* start *
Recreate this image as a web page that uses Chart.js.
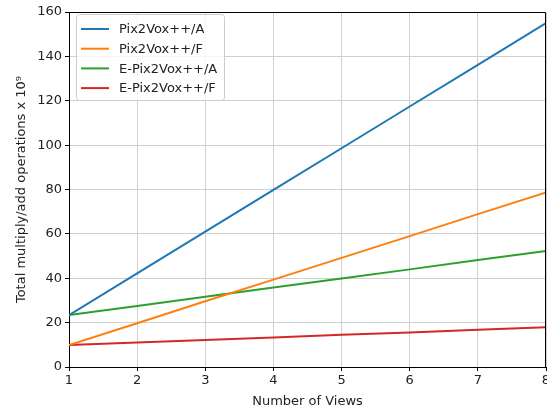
<!DOCTYPE html>
<html><head><meta charset="utf-8">
<script src="https://cdn.jsdelivr.net/npm/chart.js@4"></script>
<style>html,body{margin:0;padding:0;background:#fff}#wrap{width:547px;height:414px}</style>
</head><body><div id="wrap"><canvas id="c" width="547" height="414"></canvas></div>
<script>
const views = [1, 2, 3, 4, 5, 6, 7, 8];
const pix2voxA = [23.4, 42.2, 61.0, 79.8, 98.6, 117.4, 136.2, 155.0];
const pix2voxF = [9.9, 19.7, 29.6, 39.4, 49.2, 59.0, 68.9, 78.7];
const ePix2voxA = [23.4, 27.5, 31.7, 35.8, 39.9, 44.0, 48.2, 52.3];
const ePix2voxF = [9.9, 11.0, 12.2, 13.3, 14.5, 15.6, 16.8, 17.9];
const seriesNames = ['Pix2Vox++/A', 'Pix2Vox++/F', 'E-Pix2Vox++/A', 'E-Pix2Vox++/F'];
const yTicks = [0, 20, 40, 60, 80, 100, 120, 140, 160];

const colors = ['#1f77b4', '#ff7f0e', '#2ca02c', '#d62728'];
const font = 'DejaVu Sans';
const fs = 13;
const toPts = arr => arr.map((v, i) => ({x: views[i], y: v}));

const insideLegend = {
  id: 'insideLegend',
  afterDraw(chart) {
    const ctx = chart.ctx, a = chart.chartArea;
    ctx.save();
    ctx.strokeStyle = '#000'; ctx.lineWidth = 1;
    ctx.beginPath();
    ctx.moveTo(a.left, a.top + 0.5); ctx.lineTo(a.right - 0.5, a.top + 0.5); ctx.lineTo(a.right - 0.5, a.bottom);
    ctx.stroke();
    const x0 = a.left + 7, y0 = a.top + 2, w = 148, h = 86;
    ctx.fillStyle = 'rgba(255,255,255,0.8)';
    ctx.strokeStyle = '#cccccc';
    ctx.beginPath();
    if (ctx.roundRect) ctx.roundRect(x0 + 0.5, y0 + 0.5, w, h, 3); else ctx.rect(x0 + 0.5, y0 + 0.5, w, h);
    ctx.fill(); ctx.stroke();
    ctx.font = fs + 'px "' + font + '"';
    ctx.textBaseline = 'middle';
    chart.data.datasets.forEach((ds, i) => {
      const yy = y0 + 15 + i * 19.7;
      ctx.strokeStyle = ds.borderColor; ctx.lineWidth = 2;
      ctx.beginPath(); ctx.moveTo(x0 + 5, yy); ctx.lineTo(x0 + 33, yy); ctx.stroke();
      ctx.fillStyle = '#222';
      ctx.fillText(ds.label, x0 + 43, yy + 1);
    });
    ctx.restore();
  }
};

new Chart(document.getElementById('c'), {
  type: 'line',
  data: {
    datasets: [pix2voxA, pix2voxF, ePix2voxA, ePix2voxF].map((d, i) => ({
      label: seriesNames[i], data: toPts(d), borderColor: colors[i], backgroundColor: colors[i],
      borderWidth: 2, pointRadius: 0, tension: 0, fill: false
    }))
  },
  options: {
    responsive: false, animation: false,
    layout: {padding: {left: 0, top: 12, right: 1, bottom: 0}},
    plugins: {legend: {display: false}, tooltip: {enabled: false}},
    scales: {
      x: {
        type: 'linear', min: 1, max: 8,
        afterFit(s) { s.height = 47; s.paddingRight = 0; s.paddingLeft = 0; },
        ticks: {stepSize: 1, color: '#222', font: {family: font, size: fs}, padding: 2, maxRotation: 0},
        grid: {color: '#d0d0d0', lineWidth: 1, tickColor: '#000', tickLength: 4},
        border: {display: true, color: '#000', width: 1},
        title: {display: true, text: 'Number of Views', color: '#222', font: {family: font, size: fs}, padding: {top: 2, bottom: 5}}
      },
      y: {
        min: 0, max: 160,
        afterFit(s) { s.width = 69; },
        afterBuildTicks(s) { s.ticks = yTicks.map(v => ({value: v})); },
        ticks: {color: '#222', font: {family: font, size: fs}, padding: 3},
        grid: {color: '#d0d0d0', lineWidth: 1, tickColor: '#000', tickLength: 4},
        border: {display: true, color: '#000', width: 1},
        title: {display: true, text: 'Total multiply/add operations x 10⁹', color: '#222', font: {family: font, size: fs}, padding: {top: 14, bottom: 0}}
      }
    }
  },
  plugins: [insideLegend]
});
</script></body></html>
* end *
#### Written task
Repeat the listing above exactly from its first line to the line containing "const toPts = arr", both included, and omit the pictures.

#### Response to the task
Recreate this image as a web page that uses Chart.js.
<!DOCTYPE html>
<html><head><meta charset="utf-8">
<script src="https://cdn.jsdelivr.net/npm/chart.js@4"></script>
<style>html,body{margin:0;padding:0;background:#fff}#wrap{width:547px;height:414px}</style>
</head><body><div id="wrap"><canvas id="c" width="547" height="414"></canvas></div>
<script>
const views = [1, 2, 3, 4, 5, 6, 7, 8];
const pix2voxA = [23.4, 42.2, 61.0, 79.8, 98.6, 117.4, 136.2, 155.0];
const pix2voxF = [9.9, 19.7, 29.6, 39.4, 49.2, 59.0, 68.9, 78.7];
const ePix2voxA = [23.4, 27.5, 31.7, 35.8, 39.9, 44.0, 48.2, 52.3];
const ePix2voxF = [9.9, 11.0, 12.2, 13.3, 14.5, 15.6, 16.8, 17.9];
const seriesNames = ['Pix2Vox++/A', 'Pix2Vox++/F', 'E-Pix2Vox++/A', 'E-Pix2Vox++/F'];
const yTicks = [0, 20, 40, 60, 80, 100, 120, 140, 160];

const colors = ['#1f77b4', '#ff7f0e', '#2ca02c', '#d62728'];
const font = 'DejaVu Sans';
const fs = 13;
const toPts = arr => arr.map((v, i) => ({x: views[i], y: v}));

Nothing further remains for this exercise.